If the situation came to it, and you couldn’t do a comprehensive package, which of these elements might most be able to get through on their own?

I always thought the Dream Act, or a solution for DACA [Deferred Action for Childhood Arrival] students, but we are finding out the limits of that theory. They are the most sympathetic population, but this is another indication of why comprehensive is the only way to go. You can’t get the tradeoffs.

Sometimes, though, you can sequence things. You can say we have border security here, and something else later. Or you can use trigger mechanisms like we used in the Gang of Eight bill. For example, you could adjust the status for some of the illegal population only after certain elements were achieved on the border. We had all of that in one bill, but you could do that in separate pieces of legislation if you sequence them correctly.

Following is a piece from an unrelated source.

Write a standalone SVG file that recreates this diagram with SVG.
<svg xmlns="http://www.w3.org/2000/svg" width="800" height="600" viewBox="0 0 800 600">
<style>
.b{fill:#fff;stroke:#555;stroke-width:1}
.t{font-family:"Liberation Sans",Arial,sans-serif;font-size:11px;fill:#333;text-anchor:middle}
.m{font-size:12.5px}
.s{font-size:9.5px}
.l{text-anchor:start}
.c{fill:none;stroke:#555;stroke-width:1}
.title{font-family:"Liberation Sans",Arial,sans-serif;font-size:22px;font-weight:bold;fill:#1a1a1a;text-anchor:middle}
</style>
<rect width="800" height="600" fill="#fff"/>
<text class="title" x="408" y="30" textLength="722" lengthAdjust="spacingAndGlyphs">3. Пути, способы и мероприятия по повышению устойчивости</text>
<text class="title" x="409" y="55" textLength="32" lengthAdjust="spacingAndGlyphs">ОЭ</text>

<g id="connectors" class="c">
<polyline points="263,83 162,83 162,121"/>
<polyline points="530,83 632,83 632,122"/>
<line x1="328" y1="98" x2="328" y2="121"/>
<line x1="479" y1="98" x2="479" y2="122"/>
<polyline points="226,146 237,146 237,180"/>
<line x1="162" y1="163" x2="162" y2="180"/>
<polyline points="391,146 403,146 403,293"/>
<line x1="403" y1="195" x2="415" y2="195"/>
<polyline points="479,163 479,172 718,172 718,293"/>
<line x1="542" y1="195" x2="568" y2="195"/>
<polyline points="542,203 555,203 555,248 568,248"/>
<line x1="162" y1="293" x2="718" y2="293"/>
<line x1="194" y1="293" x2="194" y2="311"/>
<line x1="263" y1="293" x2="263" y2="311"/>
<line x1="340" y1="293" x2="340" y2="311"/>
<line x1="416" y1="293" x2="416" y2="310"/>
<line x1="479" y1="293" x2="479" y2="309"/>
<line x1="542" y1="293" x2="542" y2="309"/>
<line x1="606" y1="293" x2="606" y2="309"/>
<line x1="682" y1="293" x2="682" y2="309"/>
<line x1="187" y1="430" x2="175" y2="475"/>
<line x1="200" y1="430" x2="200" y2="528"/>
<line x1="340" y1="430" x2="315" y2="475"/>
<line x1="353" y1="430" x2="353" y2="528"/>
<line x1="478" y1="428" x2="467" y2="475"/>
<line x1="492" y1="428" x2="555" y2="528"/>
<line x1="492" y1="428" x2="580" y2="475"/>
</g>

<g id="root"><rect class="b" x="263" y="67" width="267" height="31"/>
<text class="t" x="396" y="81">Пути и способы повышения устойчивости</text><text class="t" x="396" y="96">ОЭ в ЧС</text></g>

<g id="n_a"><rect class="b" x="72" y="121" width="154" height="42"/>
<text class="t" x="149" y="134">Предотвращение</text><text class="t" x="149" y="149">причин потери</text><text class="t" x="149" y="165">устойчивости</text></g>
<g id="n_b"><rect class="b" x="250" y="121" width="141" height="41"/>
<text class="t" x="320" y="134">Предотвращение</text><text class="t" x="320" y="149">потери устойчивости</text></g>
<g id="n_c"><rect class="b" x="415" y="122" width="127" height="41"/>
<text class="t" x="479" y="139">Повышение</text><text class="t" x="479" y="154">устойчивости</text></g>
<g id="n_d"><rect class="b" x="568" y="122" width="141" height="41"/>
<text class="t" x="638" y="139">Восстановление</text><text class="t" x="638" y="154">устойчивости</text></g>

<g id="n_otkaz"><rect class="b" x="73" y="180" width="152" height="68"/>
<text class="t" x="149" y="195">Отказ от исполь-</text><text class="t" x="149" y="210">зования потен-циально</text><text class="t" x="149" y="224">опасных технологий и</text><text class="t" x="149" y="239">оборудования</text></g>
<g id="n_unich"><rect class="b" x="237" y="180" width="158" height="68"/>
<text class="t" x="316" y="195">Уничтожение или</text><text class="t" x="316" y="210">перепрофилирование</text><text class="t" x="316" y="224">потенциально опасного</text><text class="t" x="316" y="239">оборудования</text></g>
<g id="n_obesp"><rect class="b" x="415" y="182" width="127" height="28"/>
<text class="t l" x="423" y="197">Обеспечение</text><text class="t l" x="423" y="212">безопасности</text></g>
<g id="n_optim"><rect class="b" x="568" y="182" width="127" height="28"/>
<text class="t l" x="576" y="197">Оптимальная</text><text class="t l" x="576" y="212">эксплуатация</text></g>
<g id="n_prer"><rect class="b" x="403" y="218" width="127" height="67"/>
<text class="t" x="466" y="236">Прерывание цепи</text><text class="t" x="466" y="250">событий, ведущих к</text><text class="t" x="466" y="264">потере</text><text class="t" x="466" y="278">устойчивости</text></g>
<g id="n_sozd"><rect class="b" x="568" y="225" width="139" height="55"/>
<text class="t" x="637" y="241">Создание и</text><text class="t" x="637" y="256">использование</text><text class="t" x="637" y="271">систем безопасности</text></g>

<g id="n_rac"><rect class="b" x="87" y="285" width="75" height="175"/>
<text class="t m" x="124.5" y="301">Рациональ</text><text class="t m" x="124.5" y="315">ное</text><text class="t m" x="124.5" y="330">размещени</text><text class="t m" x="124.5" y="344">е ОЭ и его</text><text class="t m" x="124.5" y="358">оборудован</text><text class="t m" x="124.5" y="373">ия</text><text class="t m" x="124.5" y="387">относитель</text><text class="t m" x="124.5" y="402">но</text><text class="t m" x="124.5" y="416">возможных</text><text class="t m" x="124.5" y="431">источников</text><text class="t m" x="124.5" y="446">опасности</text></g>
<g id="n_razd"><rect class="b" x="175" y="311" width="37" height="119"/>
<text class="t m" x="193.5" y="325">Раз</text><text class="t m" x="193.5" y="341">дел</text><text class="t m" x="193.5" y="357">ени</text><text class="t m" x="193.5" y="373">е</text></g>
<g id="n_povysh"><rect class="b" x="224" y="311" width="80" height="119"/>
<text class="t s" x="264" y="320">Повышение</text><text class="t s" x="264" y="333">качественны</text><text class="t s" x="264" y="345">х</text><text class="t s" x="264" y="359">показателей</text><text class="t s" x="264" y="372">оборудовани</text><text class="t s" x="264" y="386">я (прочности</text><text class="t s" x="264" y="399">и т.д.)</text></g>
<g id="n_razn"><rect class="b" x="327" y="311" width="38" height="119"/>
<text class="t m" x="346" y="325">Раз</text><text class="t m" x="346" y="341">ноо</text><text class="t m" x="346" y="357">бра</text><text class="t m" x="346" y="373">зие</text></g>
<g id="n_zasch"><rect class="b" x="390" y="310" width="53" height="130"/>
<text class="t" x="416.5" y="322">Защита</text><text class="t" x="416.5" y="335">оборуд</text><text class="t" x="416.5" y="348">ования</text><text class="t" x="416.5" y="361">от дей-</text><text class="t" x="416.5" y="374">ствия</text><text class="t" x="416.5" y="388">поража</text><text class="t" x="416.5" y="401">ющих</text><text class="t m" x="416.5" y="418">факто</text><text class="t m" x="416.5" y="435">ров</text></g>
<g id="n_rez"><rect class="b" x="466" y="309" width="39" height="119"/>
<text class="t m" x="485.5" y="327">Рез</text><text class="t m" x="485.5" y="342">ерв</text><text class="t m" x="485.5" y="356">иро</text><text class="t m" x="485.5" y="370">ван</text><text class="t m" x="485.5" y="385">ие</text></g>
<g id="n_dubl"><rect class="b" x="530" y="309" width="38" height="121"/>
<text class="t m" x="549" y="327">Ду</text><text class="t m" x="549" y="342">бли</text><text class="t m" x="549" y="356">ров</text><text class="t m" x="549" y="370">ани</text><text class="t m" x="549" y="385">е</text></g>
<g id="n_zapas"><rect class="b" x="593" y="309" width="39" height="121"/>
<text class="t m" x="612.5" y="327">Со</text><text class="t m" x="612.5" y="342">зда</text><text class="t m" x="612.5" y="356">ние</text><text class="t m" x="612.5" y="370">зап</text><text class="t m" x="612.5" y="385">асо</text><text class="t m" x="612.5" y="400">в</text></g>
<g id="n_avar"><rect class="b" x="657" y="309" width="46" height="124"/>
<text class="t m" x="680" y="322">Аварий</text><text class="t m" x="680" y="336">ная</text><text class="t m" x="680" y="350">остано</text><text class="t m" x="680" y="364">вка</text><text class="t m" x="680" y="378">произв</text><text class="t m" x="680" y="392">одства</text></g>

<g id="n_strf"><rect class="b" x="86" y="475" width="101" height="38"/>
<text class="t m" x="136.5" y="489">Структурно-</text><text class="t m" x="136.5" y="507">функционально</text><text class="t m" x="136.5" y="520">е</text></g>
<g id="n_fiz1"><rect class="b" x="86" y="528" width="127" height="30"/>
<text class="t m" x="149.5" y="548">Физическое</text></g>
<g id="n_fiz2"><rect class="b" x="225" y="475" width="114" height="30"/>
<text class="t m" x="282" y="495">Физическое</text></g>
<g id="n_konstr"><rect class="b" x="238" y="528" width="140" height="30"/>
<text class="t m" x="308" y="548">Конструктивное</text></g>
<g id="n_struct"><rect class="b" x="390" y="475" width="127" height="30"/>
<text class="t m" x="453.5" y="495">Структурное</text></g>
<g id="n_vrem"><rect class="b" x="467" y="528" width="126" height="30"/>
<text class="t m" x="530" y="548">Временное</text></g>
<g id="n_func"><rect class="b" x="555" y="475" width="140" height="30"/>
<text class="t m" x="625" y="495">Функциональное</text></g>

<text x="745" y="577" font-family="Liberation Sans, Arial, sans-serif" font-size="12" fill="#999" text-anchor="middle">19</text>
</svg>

That is difficult to do, and it presupposes a more functioning legislative body than we have right now.

You approach immigration as a libertarian in the Goldwater mold. How do you sell that to the larger party as well as labor groups that historically have not been enthusiastic about competition from more workers?

It is difficult, particularly in this current political situation. But you do it with tradeoffs for a comprehensive bill.

Given the way districts are gerrymandered, the only game in the House are the primaries. Trying to appeal to some House members on traditional Republican or libertarian views on immigration is difficult because the party has moved in that regard.

You mentioned redistricting a couple of times. Is that something that has to happen before you can get to comprehensive reform?

No, I think a political realignment would be more likely. If Republicans were to lose the House, nothing focuses the mind like a big loss. After Mitt Romney’s presidential loss in 2012, we came forward and put together the autopsy. I even recall Sean Hannity saying, okay, time to do comprehensive, we have to appeal to a broader electorate.

But a populist rose up and we chased the shiny object again. I am almost resigned that it will take a different political environment.